Fairfax Davis Downey (1893-1990) was an American writer and military historian.

He was born on November 28, 1893, the son of General George F. Downey and the grandson of Captain, Brevet Major, George Mason Downey, 14th, 32nd, and 21st Infantry, U.S. Army (1861-1888). Fairfax Downey graduated from Yale, where he was an editor of campus humor magazine The Yale Record. After college, he served in the U.S. Army as a captain of the 12th Field Artillery during World War 1. He was a recipient of the Silver Star for gallantry during the Battle of Belleau Wood (June 1-26, 1918). During the Second World War he served in North Africa, retiring as a lieutenant-colonel.

Downey worked as a newspaper reporter for the Kansas City Star, the New York Herald Tribune and the New York Sun and retired to West Springfield, New Hampshire in the 1950s, where his wife’s family had summered for a number of years at the family home Adamsfort.
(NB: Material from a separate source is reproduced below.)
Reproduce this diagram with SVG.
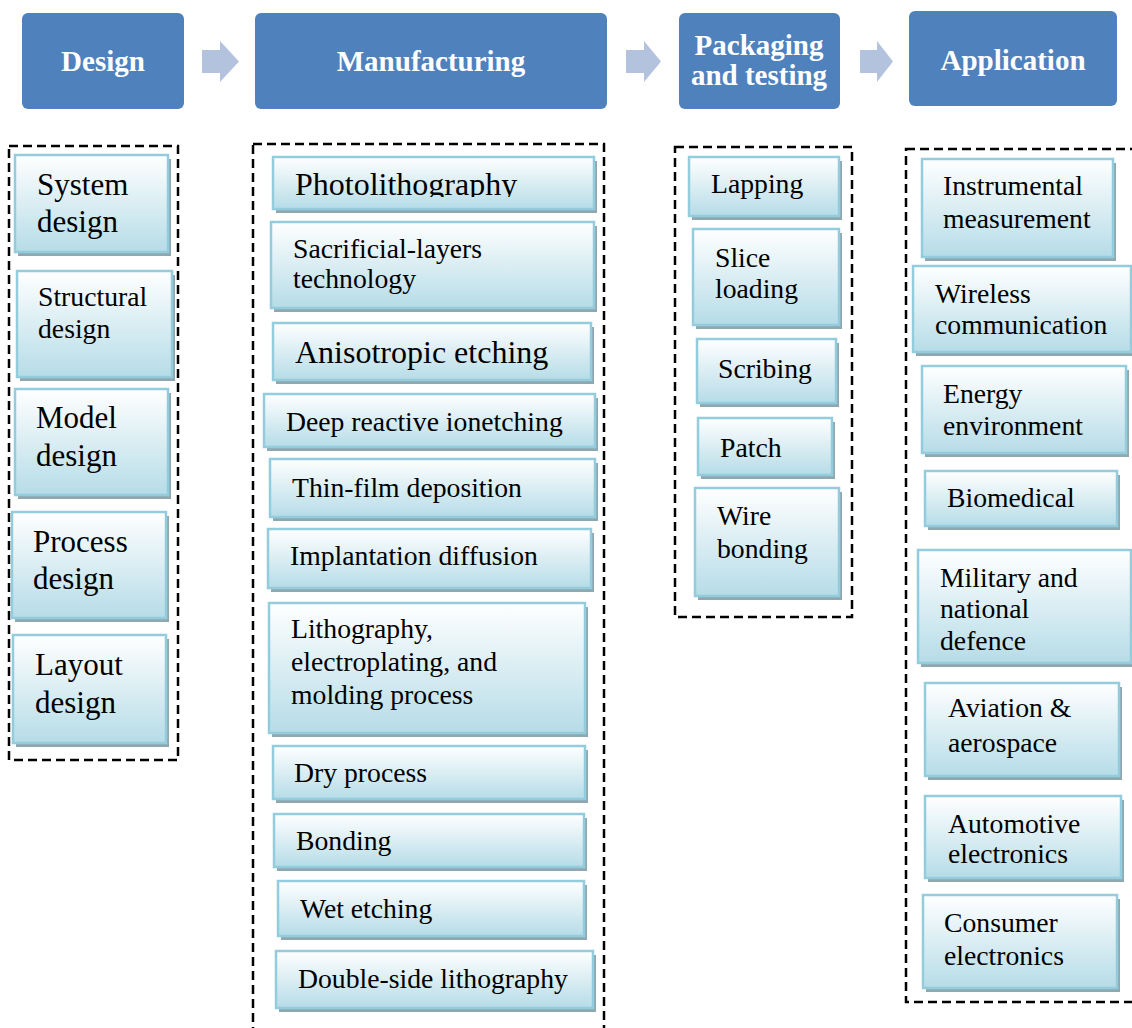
<svg xmlns="http://www.w3.org/2000/svg" width="1132" height="1028" viewBox="0 0 1132 1028">
<defs>
<linearGradient id="g" x1="0" y1="0" x2="0" y2="1">
<stop offset="0" stop-color="#FFFFFF"/>
<stop offset="1" stop-color="#B6DCE7"/>
</linearGradient>
<clipPath id="clipPhoto"><rect x="273" y="157" width="321" height="40"/></clipPath>
</defs>
<style>
.hdr{fill:#4F81BD}
.ht{font-family:"Liberation Serif","Times New Roman",serif;font-weight:bold;font-size:29px;fill:#FFFFFF;text-anchor:middle}
.arr{fill:#B3C3DE}
.dash{fill:none;stroke:#000;stroke-width:2.5;stroke-dasharray:9,5}
.sh{fill:#8FA8B0}
.box{fill:url(#g);stroke:#93CDDD;stroke-width:2.5}
.t{font-family:"Liberation Serif","Times New Roman",serif;font-size:27.7px;fill:#000}
.b{font-size:31px}
.c{font-size:32px}
</style>
<rect width="1132" height="1028" fill="#FFFFFF"/>

<g id="containers">
<rect class="dash" x="9" y="146" width="169" height="614"/>
<rect class="dash" x="253" y="144" width="351" height="900"/>
<rect class="dash" x="675" y="147" width="177" height="470"/>
<rect class="dash" x="906" y="149" width="240" height="853"/>
</g>

<g id="hdr-design"><rect class="hdr" x="22" y="13" width="162" height="96" rx="6"/><text class="ht" x="103" y="71">Design</text></g>
<g id="hdr-manufacturing"><rect class="hdr" x="255" y="13" width="352" height="96" rx="6"/><text class="ht" x="431" y="71">Manufacturing</text></g>
<g id="hdr-packaging"><rect class="hdr" x="679" y="13" width="161" height="96" rx="6"/><text class="ht" x="759" y="55">Packaging</text><text class="ht" x="759" y="85">and testing</text></g>
<g id="hdr-application"><rect class="hdr" x="909" y="11" width="208" height="95" rx="6"/><text class="ht" x="1013" y="70">Application</text></g>

<g id="connectors">
<polygon class="arr" points="202,50 220,50 220,41 239,61.5 220,82 220,73 202,73"/>
<polygon class="arr" points="626,50 644,50 644,41 661,61.5 644,82 644,73 626,73"/>
<polygon class="arr" points="860,50 877,50 877,41 893,61.5 877,82 877,73 860,73"/>
</g>

<!-- Design column -->
<g id="system-design"><rect class="sh" x="18" y="159" width="153" height="97"/><rect class="box" x="15" y="155" width="153" height="97"/><text class="t b" x="37" y="195">System</text><text class="t b" x="37" y="232">design</text></g>
<g id="structural-design"><rect class="sh" x="20" y="275" width="155" height="106"/><rect class="box" x="17" y="271" width="155" height="106"/><text class="t" x="38" y="306">Structural</text><text class="t" x="38" y="338">design</text></g>
<g id="model-design"><rect class="sh" x="18" y="393" width="153" height="106"/><rect class="box" x="15" y="389" width="153" height="106"/><text class="t b" x="36" y="428">Model</text><text class="t b" x="36" y="466">design</text></g>
<g id="process-design"><rect class="sh" x="15" y="516" width="154" height="106"/><rect class="box" x="12" y="512" width="154" height="106"/><text class="t b" x="33" y="552">Process</text><text class="t b" x="33" y="589">design</text></g>
<g id="layout-design"><rect class="sh" x="16" y="639" width="153" height="108"/><rect class="box" x="13" y="635" width="153" height="108"/><text class="t b" x="35" y="675">Layout</text><text class="t b" x="35" y="713">design</text></g>

<!-- Manufacturing column -->
<g id="photolithography"><rect class="sh" x="276" y="161" width="321" height="52"/><rect class="box" x="273" y="157" width="321" height="52"/><text class="t c" x="295" y="195" clip-path="url(#clipPhoto)">Photolithography</text></g>
<g id="sacrificial"><rect class="sh" x="274" y="226" width="323" height="86"/><rect class="box" x="271" y="222" width="323" height="86"/><text class="t" x="293" y="258">Sacrificial-layers</text><text class="t" x="293" y="288">technology</text></g>
<g id="anisotropic"><rect class="sh" x="276" y="327" width="318" height="57"/><rect class="box" x="273" y="323" width="318" height="57"/><text class="t c" x="295" y="363">Anisotropic etching</text></g>
<g id="drie"><rect class="sh" x="267" y="398" width="331" height="53"/><rect class="box" x="264" y="394" width="331" height="53"/><text class="t" x="286" y="431">Deep reactive ionetching</text></g>
<g id="thin-film"><rect class="sh" x="273" y="463" width="325" height="58"/><rect class="box" x="270" y="459" width="325" height="58"/><text class="t" x="292" y="497">Thin-film deposition</text></g>
<g id="implantation"><rect class="sh" x="271" y="533" width="323" height="59"/><rect class="box" x="268" y="529" width="323" height="59"/><text class="t" x="290" y="565">Implantation diffusion</text></g>
<g id="liga"><rect class="sh" x="272" y="607" width="316" height="130"/><rect class="box" x="269" y="603" width="316" height="130"/><text class="t" x="291" y="638">Lithography,</text><text class="t" x="291" y="671">electroplating, and</text><text class="t" x="291" y="704">molding process</text></g>
<g id="dry-process"><rect class="sh" x="276" y="750" width="312" height="53"/><rect class="box" x="273" y="746" width="312" height="53"/><text class="t" x="294" y="782">Dry process</text></g>
<g id="bonding"><rect class="sh" x="277" y="818" width="310" height="53"/><rect class="box" x="274" y="814" width="310" height="53"/><text class="t" x="296" y="850">Bonding</text></g>
<g id="wet-etching"><rect class="sh" x="281" y="885" width="306" height="55"/><rect class="box" x="278" y="881" width="306" height="55"/><text class="t" x="300" y="918">Wet etching</text></g>
<g id="double-side"><rect class="sh" x="279" y="955" width="317" height="57"/><rect class="box" x="276" y="951" width="317" height="57"/><text class="t" x="298" y="988">Double-side lithography</text></g>

<!-- Packaging column -->
<g id="lapping"><rect class="sh" x="692" y="161" width="150" height="59"/><rect class="box" x="689" y="157" width="150" height="59"/><text class="t" x="711" y="193">Lapping</text></g>
<g id="slice-loading"><rect class="sh" x="696" y="233" width="146" height="96"/><rect class="box" x="693" y="229" width="146" height="96"/><text class="t" x="715" y="267">Slice</text><text class="t" x="715" y="298">loading</text></g>
<g id="scribing"><rect class="sh" x="700" y="343" width="139" height="64"/><rect class="box" x="697" y="339" width="139" height="64"/><text class="t" x="718" y="378">Scribing</text></g>
<g id="patch"><rect class="sh" x="701" y="422" width="134" height="57"/><rect class="box" x="698" y="418" width="134" height="57"/><text class="t" x="720" y="457">Patch</text></g>
<g id="wire-bonding"><rect class="sh" x="698" y="492" width="144" height="108"/><rect class="box" x="695" y="488" width="144" height="108"/><text class="t" x="717" y="525">Wire</text><text class="t" x="717" y="558">bonding</text></g>

<!-- Application column -->
<g id="instrumental"><rect class="sh" x="925" y="163" width="191" height="98"/><rect class="box" x="922" y="159" width="191" height="98"/><text class="t" x="943" y="195">Instrumental</text><text class="t" x="943" y="228">measurement</text></g>
<g id="wireless"><rect class="sh" x="916" y="270" width="218" height="86"/><rect class="box" x="913" y="266" width="218" height="86"/><text class="t" x="935" y="303">Wireless</text><text class="t" x="935" y="334">communication</text></g>
<g id="energy"><rect class="sh" x="925" y="370" width="204" height="87"/><rect class="box" x="922" y="366" width="204" height="87"/><text class="t" x="943" y="403">Energy</text><text class="t" x="943" y="435">environment</text></g>
<g id="biomedical"><rect class="sh" x="928" y="475" width="192" height="55"/><rect class="box" x="925" y="471" width="192" height="55"/><text class="t" x="947" y="507">Biomedical</text></g>
<g id="military"><rect class="sh" x="921" y="554" width="213" height="113"/><rect class="box" x="918" y="550" width="213" height="113"/><text class="t" x="940" y="587">Military and</text><text class="t" x="940" y="618">national</text><text class="t" x="940" y="650">defence</text></g>
<g id="aviation"><rect class="sh" x="928" y="687" width="194" height="93"/><rect class="box" x="925" y="683" width="194" height="93"/><text class="t" x="948" y="717">Aviation &amp;</text><text class="t" x="948" y="752">aerospace</text></g>
<g id="automotive"><rect class="sh" x="928" y="800" width="196" height="82"/><rect class="box" x="925" y="796" width="196" height="82"/><text class="t" x="948" y="833">Automotive</text><text class="t" x="948" y="863">electronics</text></g>
<g id="consumer"><rect class="sh" x="926" y="899" width="194" height="93"/><rect class="box" x="923" y="895" width="194" height="93"/><text class="t" x="944" y="932">Consumer</text><text class="t" x="944" y="965">electronics</text></g>
</svg>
He was married at the time of his death to Washington DC socialite Mildred Adams (1894-1996), daughter of Dr. Samuel S. Adams, and had one daughter and four grandchildren.

Downey wrote biographies of Richard Harding Davis, Charles Dana Gibson, and Richard Francis Burton. His books on history and military history included Our Lusty Forefathers, (1947), Sound of the Guns (1956), and Storming of the Gateway (1960).

He died on May 31, 1990, aged 95, and is buried in Arlington National Cemetery.